There are many reasons you may want to move workloads around within and across data centers in your IT environment.  It may be that you have newer and more powerful hardware that you want to have critical workloads make use of, or it may be that you have scheduled maintenance coming up in some portions of your data center. Turbonomic will automate this activity for you and allow you to create policies so that it occurs in a desired and deterministic manner.

Take for example, you have two vSphere distributed switches in your vCenter. One is your legacy 10GbE network and the other is your new 25GbE ACI network. You want to move critical workloads from your legacy 10GbE network into the new 25GbE ACI to be able to meet customer demand and traffic. Turbonomic can automate the movement of Virtual Machines on Hosts from the legacy network to the new network.

By default when a VM is moved, it will connect to the same network as it was connected to initially. However if you need to move to a different network, setting up Turbonomic policies will help you do that.

Let me show you how you can set up policies and have Turbonomic manage this migration for you with ease.

Example VM and the initial setup

We have a VM "VM Move Demo" connected to a network DPortgroup1 running on host esx10.turbo.raleigh.ibm.com

We want to move it from it's current host esx10.turbo.rtp.raleigh.ibm.com which has network DPortgroup1 to esx11.turbo.raleigh.ibm.com which has DPortGroup2. By default when we set up a placement policy in Turbonomic, actions will be generated when the destination host has the same network. However we want to switch networks and we can do this by setting up a merge policy to tell Turbonomic that these two networks are compatible with each other.

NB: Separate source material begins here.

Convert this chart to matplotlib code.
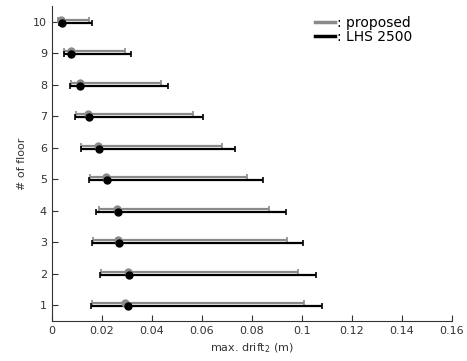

Create a group of VM(s) that need to be placed on a group of hosts(s).

Select the host group

Create a placement policy

Source and destination hosts do not offer the same network resulting in a reconfigure action

Create a merge network policy from the placement policies section

Select the networks to be merged

The "Reconfigure" action has now changed to a "Move" action 

The Move action can now be executed

So what is happening under the covers? Since a merge network policy has been created, Turbonomic will now consider all networks that are part of that policy to be compatible with each other and allow VMs to move between hosts that offer any of these networks. So in this case the policy configured Turbonomic to consider DPortgroup1 and DPortgroup2 to be compatible networks and hence, a move action was generated for the VM. 

When the move action is executed, Turbonomic will prepare a list of compatible networks and compare it to the networks on the host. If a network with the same name as the original network, DPortgroup1, exists, then this will be the selected network. Otherwise, Turbonomic will look at the destination host and pick a network in the destination that is in the list of compatible networks configured by the merge policy. When the VM is moved from source to destination host, the new network will be explicitly configured to be connected to the VM.

By default Turbonomic generates manual actions to move virtual machines. Once you've created policies and are comfortable with how the migration of virtual machines will be done, you can create an automation policy on the group of virtual machines making the actions automatic. You can even create schedules so that you minimize the impact of moving running services. Turbonomic will then take care of the rest and move your virtual machines over to the new environment.